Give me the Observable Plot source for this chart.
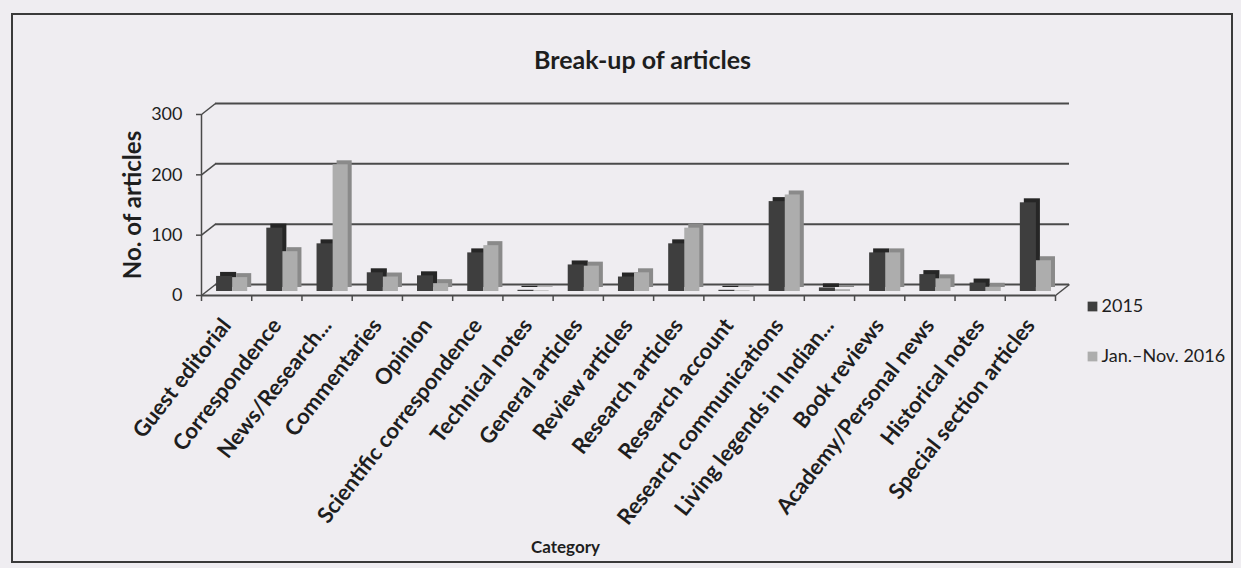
<!DOCTYPE html>
<html><head><meta charset="utf-8">
<script src="https://cdn.jsdelivr.net/npm/d3@7"></script>
<script src="https://cdn.jsdelivr.net/npm/@observablehq/plot@0.6"></script>
<style>
body{margin:0;background:#efedf1;}
#wrap{position:relative;width:1241px;height:568px;overflow:hidden;}
#border{position:absolute;left:11px;top:13px;width:1218px;height:546px;border:2px solid #3a3a3a;pointer-events:none;}
</style></head><body>
<div id="wrap"><div id="border"></div></div>
<script>
const categories = ["Guest editorial","Correspondence","News/Research...","Commentaries","Opinion",
  "Scientific correspondence","Technical notes","General articles","Review articles","Research articles",
  "Research account","Research communications","Living legends in Indian...","Book reviews",
  "Academy/Personal news","Historical notes","Special section articles"];
const seriesNames = ["2015", "Jan.–Nov. 2016"];
const values2015 = [25, 105, 79, 31, 26, 64, 2, 44, 24, 79, 2, 149, 6, 64, 28, 14, 147];
const values2016 = [23, 66, 210, 24, 13, 76, 1, 42, 31, 105, 1, 160, 3, 64, 21, 7, 51];
const yTicks = [0, 100, 200, 300];

const W = 1241, H = 568, mL = 201, mR = 186, mT = 114, mB = 273;
const n = categories.length;
const pxX = (W - mL - mR) / n;
const pxY = (H - mT - mB) / 300;
const depthX = 14, depthY = 11;
const gridColor = "#4a4a4a";
const ink = "#1e1e1e";
const darkFront = "#3e3e3e", darkSide = "#262626";
const lightFront = "#adadad", lightSide = "#8a8a8a";

const rows = categories.map((c, i) => ({i, c, a: values2015[i], b: values2016[i]}));

const chart = Plot.plot({
  width: W, height: H,
  marginLeft: mL, marginRight: mR, marginTop: mT, marginBottom: mB,
  style: {fontFamily: "Lato, 'Open Sans', sans-serif", fontSize: "22px", fontWeight: "bold", color: ink, background: "transparent", overflow: "visible"},
  x: {domain: [0, n], ticks: d3.range(n).map(i => i + 0.5), tickFormat: v => categories[Math.floor(v)],
      tickRotate: -52, tickSize: 0, tickPadding: 26, label: null},
  y: {domain: [0, 300], axis: null},
  marks: [
    Plot.ruleY(yTicks, {x1: 0, x2: n, dx: depthX, dy: -depthY, stroke: gridColor, strokeWidth: 2}),
    Plot.link(yTicks, {x1: 0, y1: d => d, x2: depthX / pxX, y2: d => d + depthY / pxY, stroke: gridColor, strokeWidth: 1.5}),
    Plot.link([n], {x1: d => d, y1: 0, x2: d => d + depthX / pxX, y2: depthY / pxY, stroke: gridColor, strokeWidth: 1.5}),
    Plot.rectY(rows, {x1: d => d.i + 0.30, x2: d => d.i + 0.62, y: "a", fill: darkSide, dx: 4, dy: -8}),
    Plot.rectY(rows, {x1: d => d.i + 0.30, x2: d => d.i + 0.62, y: "a", fill: darkFront, dy: -4}),
    Plot.rectY(rows, {x1: d => d.i + 0.62, x2: d => d.i + 0.92, y: "b", fill: lightSide, dx: 4, dy: -8}),
    Plot.rectY(rows, {x1: d => d.i + 0.62, x2: d => d.i + 0.92, y: "b", fill: lightFront, dy: -4}),
    Plot.ruleY([0], {x1: 0, x2: n, stroke: gridColor, strokeWidth: 2}),
    Plot.ruleX([0], {y1: 0, y2: 300, stroke: gridColor, strokeWidth: 1.5}),
    Plot.ruleX(d3.range(n + 1), {y1: 0, y2: -6 / pxY, stroke: gridColor, strokeWidth: 1.5}),
    Plot.ruleY(yTicks, {x1: 0, x2: -5 / pxX, stroke: gridColor, strokeWidth: 1.5}),
    Plot.text(yTicks, {x: 0, y: d => d, dx: -19, textAnchor: "end", fontSize: 18, fontWeight: "normal", fill: ink}),
    Plot.text(["Break-up of articles"], {frameAnchor: "top", lineAnchor: "middle", dx: 14, dy: -54, fontSize: 25, fontWeight: "bold", fill: ink}),
    Plot.text(["Category"], {frameAnchor: "bottom", lineAnchor: "middle", dx: -63, dy: 252, fontSize: 17, fontWeight: "bold", fill: ink}),
    Plot.text(["No. of articles"], {frameAnchor: "left", textAnchor: "middle", lineAnchor: "middle", dx: -68, rotate: -90, fontSize: 24, fontWeight: "bold", fill: ink}),
    Plot.dot([seriesNames[0]], {frameAnchor: "top-right", dx: 37, dy: 192, symbol: "square", r: 5.5, fill: darkFront}),
    Plot.dot([seriesNames[1]], {frameAnchor: "top-right", dx: 37, dy: 242, symbol: "square", r: 5.5, fill: lightFront}),
    Plot.text([seriesNames[0]], {frameAnchor: "top-right", lineAnchor: "middle", dx: 46, dy: 192, textAnchor: "start", fontSize: 18, fontWeight: "normal", fill: ink}),
    Plot.text([seriesNames[1]], {frameAnchor: "top-right", lineAnchor: "middle", dx: 46, dy: 242, textAnchor: "start", fontSize: 18, fontWeight: "normal", fill: ink})
  ]
});
document.getElementById("wrap").appendChild(chart);
chart.style.position = "absolute";
chart.style.left = "0"; chart.style.top = "0";
</script>
</body></html>
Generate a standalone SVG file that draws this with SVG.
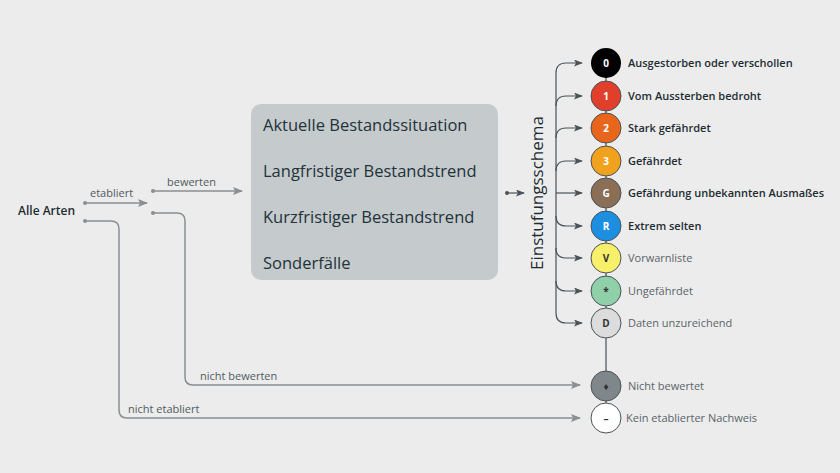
<svg xmlns="http://www.w3.org/2000/svg" width="840" height="473" viewBox="0 0 840 473">
<defs>
<style>
text{font-family:"Open Sans","Noto Sans",sans-serif}
.c{stroke:#8a8f92;stroke-width:1.5;fill:none}
.d{stroke:#4a5358;stroke-width:1.2;fill:none}
.lbl{font-size:11px;fill:#505a5f}
.bt{font-size:11px;font-weight:600;fill:#1e2d33}
.nt{font-size:11px;fill:#5a6469}
.ct{font-size:10px;font-weight:bold;text-anchor:middle}
.bx{font-size:16.5px;fill:#22333a}
</style>
<marker id="ag" markerWidth="10" markerHeight="8" refX="9" refY="4" orient="auto" markerUnits="userSpaceOnUse"><path d="M0,0L10,4L0,8L2,4Z" fill="#8a8f92"/></marker>
<marker id="ad" markerWidth="9" markerHeight="7" refX="8" refY="3.5" orient="auto" markerUnits="userSpaceOnUse"><path d="M0,0L9,3.5L0,7L2,3.5Z" fill="#4a5358"/></marker>
</defs>
<rect width="840" height="473" fill="#ececec"/>
<g id="connectors">
<circle cx="85" cy="203" r="2" fill="#8a8f92"/><path class="c" d="M85,203H147" marker-end="url(#ag)"/>
<circle cx="85" cy="221" r="2" fill="#8a8f92"/><path class="c" d="M85,221H111Q119,221 119,229V410Q119,418 127,418H580" marker-end="url(#ag)"/>
<circle cx="153" cy="191" r="2" fill="#8a8f92"/><path class="c" d="M153,191H242" marker-end="url(#ag)"/>
<circle cx="153" cy="213" r="2" fill="#8a8f92"/><path class="c" d="M153,213H177Q185,213 185,221V377Q185,385 193,385H580" marker-end="url(#ag)"/>
<circle cx="507" cy="193" r="2" fill="#4a5358"/><path class="d" d="M507,193H524" marker-end="url(#ad)"/>
<path class="d" d="M606,63V418"/>
<path class="d" d="M556,73V313"/>
<path class="d" d="M556,73Q556,63 566,63H582" marker-end="url(#ad)"/>
<path class="d" d="M556,106Q556,96 566,96H582" marker-end="url(#ad)"/>
<path class="d" d="M556,138Q556,128 566,128H582" marker-end="url(#ad)"/>
<path class="d" d="M556,171Q556,161 566,161H582" marker-end="url(#ad)"/>
<path class="d" d="M556,193H582" marker-end="url(#ad)"/>
<path class="d" d="M556,216Q556,226 566,226H582" marker-end="url(#ad)"/>
<path class="d" d="M556,248Q556,258 566,258H582" marker-end="url(#ad)"/>
<path class="d" d="M556,281Q556,291 566,291H582" marker-end="url(#ad)"/>
<path class="d" d="M556,313Q556,323 566,323H582" marker-end="url(#ad)"/>
<text class="lbl" x="90" y="197">etabliert</text>
<text class="lbl" x="167" y="186">bewerten</text>
<text class="lbl" x="200" y="380">nicht bewerten</text>
<text class="lbl" x="128" y="413">nicht etabliert</text>
</g>
<g id="alle"><text x="18" y="215" font-size="12" font-weight="600" fill="#1e2d33">Alle Arten</text></g>
<g id="box">
<rect x="251" y="104" width="247" height="176" rx="10" fill="#c5cacc"/>
<text class="bx" x="263" y="131">Aktuelle Bestandssituation</text>
<text class="bx" x="263" y="177">Langfristiger Bestandstrend</text>
<text class="bx" x="263" y="223">Kurzfristiger Bestandstrend</text>
<text class="bx" x="263" y="269">Sonderfälle</text>
</g>
<g id="schema"><text x="0" y="0" transform="translate(543,193) rotate(-90)" text-anchor="middle" font-size="17" fill="#1e2d33">Einstufungsschema</text></g>
<g id="n0"><circle cx="606" cy="63" r="15" fill="#000"/><text class="ct" x="606" y="67" fill="#fff">0</text><text class="bt" x="628" y="67">Ausgestorben oder verschollen</text></g>
<g id="n1"><circle cx="606" cy="96" r="15" fill="#e0402b" stroke="#4a5358"/><text class="ct" x="606" y="100" fill="#fff">1</text><text class="bt" x="628" y="100">Vom Aussterben bedroht</text></g>
<g id="n2"><circle cx="606" cy="128" r="15" fill="#e8661c" stroke="#4a5358"/><text class="ct" x="606" y="132" fill="#fff">2</text><text class="bt" x="628" y="132">Stark gefährdet</text></g>
<g id="n3"><circle cx="606" cy="161" r="15" fill="#f0a21e" stroke="#4a5358"/><text class="ct" x="606" y="165" fill="#fff">3</text><text class="bt" x="628" y="165">Gefährdet</text></g>
<g id="nG"><circle cx="606" cy="193" r="15" fill="#8a6e55" stroke="#4a5358"/><text class="ct" x="606" y="197" fill="#fff">G</text><text class="bt" x="628" y="197">Gefährdung unbekannten Ausmaßes</text></g>
<g id="nR"><circle cx="606" cy="226" r="15" fill="#1c8fe0" stroke="#4a5358"/><text class="ct" x="606" y="230" fill="#fff">R</text><text class="bt" x="628" y="230">Extrem selten</text></g>
<g id="nV"><circle cx="606" cy="258" r="15" fill="#f8f06a" stroke="#4a5358"/><text class="ct" x="606" y="262" fill="#333">V</text><text class="nt" x="628" y="262">Vorwarnliste</text></g>
<g id="nS"><circle cx="606" cy="291" r="15" fill="#8fd0a8" stroke="#4a5358"/><text class="ct" x="606" y="295" fill="#333">*</text><text class="nt" x="628" y="295">Ungefährdet</text></g>
<g id="nD"><circle cx="606" cy="323" r="15" fill="#dcdcdc" stroke="#4a5358"/><text class="ct" x="606" y="327" fill="#333">D</text><text class="nt" x="628" y="327">Daten unzureichend</text></g>
<g id="nN"><circle cx="606" cy="386" r="15" fill="#7f878b" stroke="#4a5358"/><text class="ct" x="606" y="390" fill="#333">♦</text><text class="nt" x="628" y="390">Nicht bewertet</text></g>
<g id="nK"><circle cx="606" cy="418" r="15" fill="#fff" stroke="#4a5358"/><text class="ct" x="606" y="422" fill="#333">–</text><text class="nt" x="626" y="422">Kein etablierter Nachweis</text></g>
</svg>
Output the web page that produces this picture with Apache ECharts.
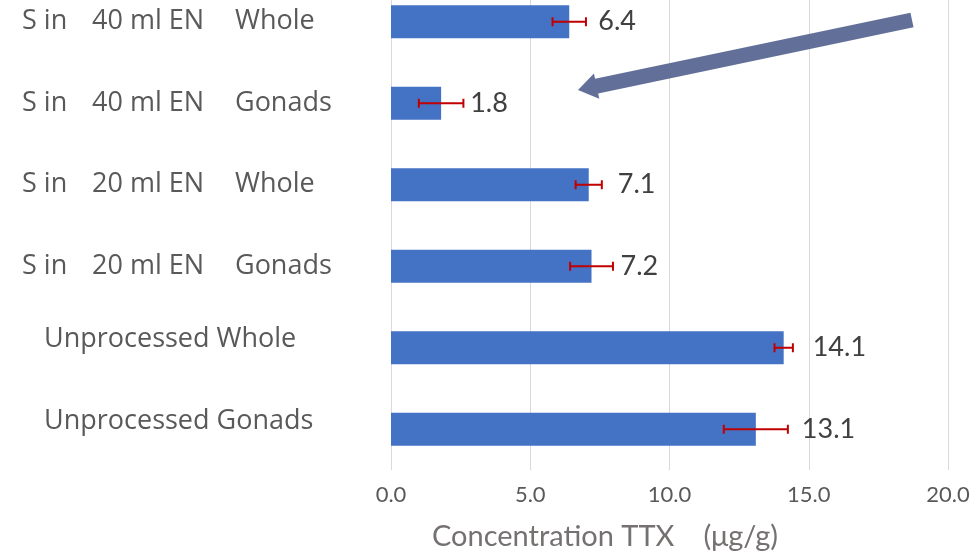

■ ■ ■ ■

**Problem:**
Go through the data above and find the lines with the word "this". Copy each of those lines.

**Full answer:**
Give me the Observable Plot source for this chart.
Generate a standalone SVG file that draws this with SVG.
Output the web page that produces this picture with Apache ECharts.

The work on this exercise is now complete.